QR:  LEGO® reflections in Higher Education

LEGO® reflections in Higher Education

This is a guest post on the Advance HE website published after I had delivered a successful workshop at the HEA Annual Conference demonstrating how to use LEGO reflections in higher education.

Nicole Brown facilitated an interactive workshop at the recent HEA Annual Conference, where participants used LEGO® and a river drawing activity to explore their own experiences within HE. This session attracted a lot of interest from the delegates, so we have invited her to tell us more about how she encourages students to use LEGO® and other visualisations to create physical metaphors as triggers for reflection.

Nicole is a Lecturer in Education at the UCL Institute of Education, where she teaches on the Master of Teaching course within the Secondary Teacher Education Programme (STEP). Students are recruited from all over the world to a fully funded scholarship programme in London where they study for a double master’s degree in preparation for an employment as teachers in their home countries. As part of the STEP programme students attend teaching placements in UK secondary schools. Reflecting on these placements is critical to enhancing teaching practice; however students often struggle with reflection and limit it to describing specific incidents. Nicole wanted to encourage holistic reflection, and has worked with students to research the use of using metaphors and artefacts as triggers for deeper reflection.

Reflection is a key tool within teacher education for trainee teachers to self-assess their strengths and areas for improvement.
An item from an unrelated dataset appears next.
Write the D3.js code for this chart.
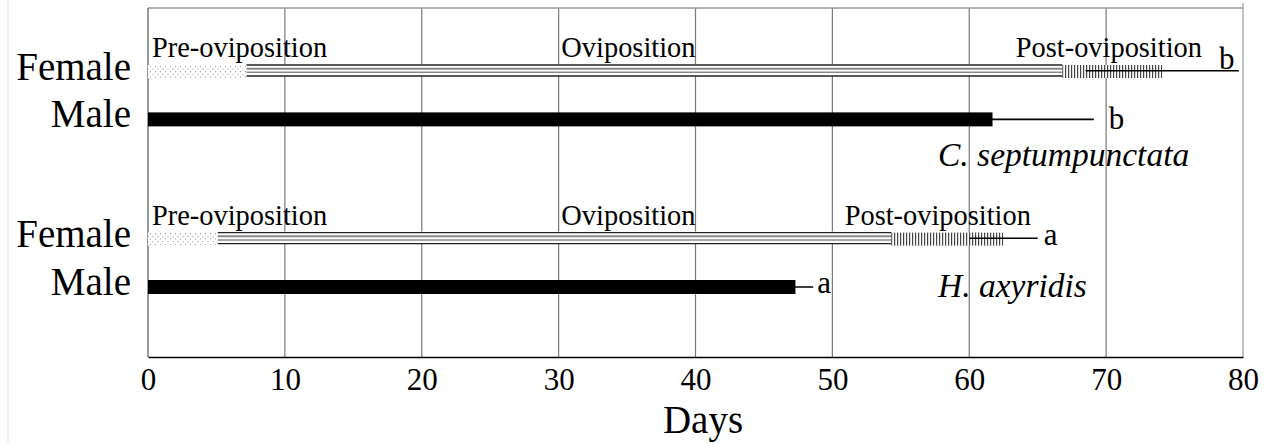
<!DOCTYPE html>
<html><head><meta charset="utf-8">
<script src="https://cdn.jsdelivr.net/npm/d3@7/dist/d3.min.js"></script>
<style>body{margin:0;background:#fff}svg{display:block}</style>
</head><body>
<svg id="c" width="1270" height="444"></svg>
<script>
// ---- data (days) ----
const species = ["C. septumpunctata", "H. axyridis"];
const preOviposition = [7.2, 5.1];      // duration
const oviposition = [59.6, 49.2];       // duration
const postOviposition = [7.3, 8.2];     // duration
const femaleSE = [5.6, 2.5];
const maleLongevity = [61.7, 47.3];
const maleSE = [7.4, 1.3];
const femaleLetters = ["b", "a"];
const maleLetters = ["b", "a"];
const phaseNames = ["Pre-oviposition", "Oviposition", "Post-oviposition"];
const xTicks = [0, 10, 20, 30, 40, 50, 60, 70, 80];
const sexLabels = ["Female", "Male"];

const svg = d3.select("#c");
const FONT = "'Liberation Serif','Times New Roman',serif";
const x = d3.scaleLinear().domain([0, 80]).range([148, 1243]);
// row index -> y (female/male rows for each species)
const rowIdx = [[0, 1], [3.5, 4.5]];
const y = d3.scaleLinear().domain([0, 4.5]).range([71.5, 287]);
const plotTop = 8, plotBottom = 357;

// faint left page line
svg.append("rect").attr("x", 7).attr("y", 0).attr("width", 2).attr("height", 444).attr("fill", "#efefef");

// patterns
const defs = svg.append("defs");
const dots = defs.append("pattern").attr("id", "dots").attr("patternUnits", "userSpaceOnUse")
  .attr("width", 5).attr("height", 5.4);
dots.append("rect").attr("width", 5).attr("height", 5.4).attr("fill", "#fff");
dots.append("rect").attr("x", 0).attr("y", 1).attr("width", 1).attr("height", 1).attr("fill", "#888");
dots.append("rect").attr("x", 2.5).attr("y", 3.7).attr("width", 1).attr("height", 1).attr("fill", "#888");
const hatch = defs.append("pattern").attr("id", "hatch").attr("patternUnits", "userSpaceOnUse")
  .attr("width", 3).attr("height", 10);
hatch.append("rect").attr("width", 3).attr("height", 10).attr("fill", "#fff");
hatch.append("rect").attr("x", 0).attr("width", 1.2).attr("height", 10).attr("fill", "#444");

// gridlines
svg.append("g").selectAll("line").data(xTicks.filter(d => d > 0)).join("line")
  .attr("x1", d => x(d)).attr("x2", d => x(d))
  .attr("y1", d => d === 80 ? 3 : plotTop).attr("y2", plotBottom)
  .attr("stroke", d => d === 80 ? "#999" : "#7a7a7a").attr("stroke-width", 1.2);
// top border + left line
svg.append("line").attr("x1", x(0)).attr("x2", x(80)).attr("y1", plotTop).attr("y2", plotTop)
  .attr("stroke", "#999").attr("stroke-width", 1.5);
svg.append("line").attr("x1", x(0)).attr("x2", x(0)).attr("y1", plotTop).attr("y2", plotBottom)
  .attr("stroke", "#777").attr("stroke-width", 1.5);

// x axis
const ax = svg.append("g").attr("transform", `translate(0,${plotBottom})`)
  .call(d3.axisBottom(x).tickValues(xTicks).tickSize(0).tickPadding(11).tickFormat(d3.format("d")));
ax.select(".domain").attr("stroke", "#000").attr("stroke-width", 1.5);
ax.selectAll("text").attr("font-family", FONT).attr("font-size", 31).attr("fill", "#000");
svg.append("text").attr("x", 703).attr("y", 433).attr("text-anchor", "middle")
  .attr("font-family", FONT).attr("font-size", 39).text("Days");

species.forEach((sp, i) => {
  const yf = y(rowIdx[i][0]), ym = y(rowIdx[i][1]);
  const pre = preOviposition[i], oviEnd = pre + oviposition[i], postEnd = oviEnd + postOviposition[i];
  const fh = 13;
  // pre-oviposition (dotted)
  svg.append("rect").attr("x", x(0)).attr("y", yf - fh / 2).attr("width", x(pre) - x(0)).attr("height", fh)
    .attr("fill", "url(#dots)");
  // oviposition (horizontal lines)
  svg.append("rect").attr("x", x(pre)).attr("y", yf - fh / 2 - 1).attr("width", x(oviEnd) - x(pre)).attr("height", fh - 1)
    .attr("fill", "#fff");
  const lines = [[-6.5, "#222", 1.4], [-2.8, "#888", 2], [0.8, "#888", 1.5], [4.5, "#222", 1.4]];
  lines.forEach(([dy, c, w]) => {
    svg.append("line").attr("x1", x(pre)).attr("x2", x(oviEnd)).attr("y1", yf + dy).attr("y2", yf + dy)
      .attr("stroke", c).attr("stroke-width", w);
  });
  // post-oviposition (vertical hatch)
  svg.append("rect").attr("x", x(oviEnd)).attr("y", yf - fh / 2).attr("width", x(postEnd) - x(oviEnd)).attr("height", fh)
    .attr("fill", "url(#hatch)");
  // female error bar
  const fErrEnd = postEnd + femaleSE[i];
  svg.append("line").attr("x1", x(postEnd - femaleSE[i])).attr("x2", x(fErrEnd))
    .attr("y1", yf - 0.8).attr("y2", yf - 0.8).attr("stroke", "#000").attr("stroke-width", 1.6);
  // male bar
  const mh = 14;
  svg.append("rect").attr("x", x(0)).attr("y", ym - mh / 2).attr("width", x(maleLongevity[i]) - x(0)).attr("height", mh)
    .attr("fill", "#000");
  const mErrEnd = maleLongevity[i] + maleSE[i];
  svg.append("line").attr("x1", x(maleLongevity[i] - maleSE[i])).attr("x2", x(mErrEnd))
    .attr("y1", ym).attr("y2", ym).attr("stroke", "#000").attr("stroke-width", 1.6);

  // letters
  let fx = x(fErrEnd) + 6, fy = yf + 6;
  if (fx > x(80) - 24) { fx = x(80) - 24; fy = yf - 2.5; }
  svg.append("text").attr("x", fx).attr("y", fy).attr("font-family", FONT).attr("font-size", 31).text(femaleLetters[i]);
  svg.append("text").attr("x", x(mErrEnd) + (i === 0 ? 15 : 4)).attr("y", ym + (i === 0 ? 10 : 6))
    .attr("font-family", FONT).attr("font-size", 31).text(maleLetters[i]);

  // phase labels
  const ly = yf - 14.5;
  const phaseX = [x(0) + 4, x(30.2), x(oviEnd - 3.4)];
  phaseNames.forEach((n, k) => {
    svg.append("text").attr("x", phaseX[k]).attr("y", ly).attr("font-family", FONT).attr("font-size", 28.4).text(n);
  });
  // sex labels
  [yf, ym].forEach((yy, k) => {
    svg.append("text").attr("x", 131).attr("y", yy + 8).attr("text-anchor", "end")
      .attr("font-family", FONT).attr("font-size", 39).text(sexLabels[k]);
  });
  // species label
  svg.append("text").attr("x", 938).attr("y", ym + (i === 0 ? 47 : 10)).attr("font-family", FONT)
    .attr("font-style", "italic").attr("font-size", 33.5).text(sp);
});
</script>
</body></html>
However, the commonly used models of reflection rely heavily on individual incidents or experiences, which are analysed using words. I realised that students were applying the reflective models mechanically rather than trying to engage with their deepest thoughts and feelings. I wanted to gain a holistic insight into their experiences in placement schools and therefore needed to adjust my approach.

I asked students to picture a river from source to mouth and to consider its natural and man-made features, such as rapids, waterfalls, meanders, tributaries, bridges, stepping stones and the like. I then required students to map their learning experiences onto that river, creating their personal “River of Learning”. Students’ identification of challenges and enablers in their learning suddenly became more meaningful and detailed. Buoyed by their positive engagement in this activity, I then asked the students to build their personal learning journey using standard LEGO® bricks, LEGO® people, and some special features like doors, windows and arches.

Although I felt that the drawing and model-making activities were working well, it was important to undertake a robust evaluation of their impact. As the aim of the research was to get a detailed holistic insight into the students’ experiences; I realised that the best approach would be to engage students as active partners in the research – not just participants or objects.  I worked with a focus group of five students who were the project investigators, responsible for data collection and analysis. My role was to guide them by setting the methodology and demonstrating how the analysis could be done.

We agreed that all students would express their experiences with the help of objects, artefacts and metaphors, recreating  their experiences as physical, metaphorical representations. This approach is based on the notion that human life and language are closely connected with metaphors and as humans we cannot escape the metaphorical (Lakoff and Johnson, 1980). Once students had expressed their experiences using metaphors the investigators collected the objects and held conversations with their peers about the artefacts’ meanings. The investigators took an active role in the meaning-making process by interpreting and analysing the metaphors.

The diverse ways in which students represented different concepts was very revealing to the research team, for example ‘Time’ was represented as an elastic band, an umbrella, a watch and an alarm clock. This led to conversations about the ‘elasticity’ of time, which can appear to pass very slowly during the lesson planning process, when students tried to fill 50 minutes with activities for their pupils, but those same 50 minutes passed very quickly once they stood in the classroom to deliver their lesson.

The research demonstrated that the majority of students had a very positive experience in their placements, however it did prompt us to make some minor changes to the way in which we communicate with schools and to the activities we asked students to complete during their placements. The outcomes of the project also informed our curriculum review in which we restructured the entire placement organisation.

In recent years, the student voice within Higher Education has become louder and stronger. Partly, this is due to the changes in HE funding structures, which have resulted in students having become consumers of education and expecting specific returns for their tuition fee payments. Partly, the student voice has increased in importance in the context of the heightened interest in teaching, scholarship and research-based education within Higher Education. Engaging students in staff-student collaborations and connecting students with research at an early stage in their education means letting students take charge of and responsibility for their own learning.  The students participating in this project developed their research literacy and actively practised research skills long before they were required to carry out their own, independent projects. At the same time, the outcome of such collaborative research projects can feed back into the development of courses and modules so that teaching, learning and the student experience are improved.

Lakoff G and Johnson M (2008) Metaphors we live by. University of Chicago Press.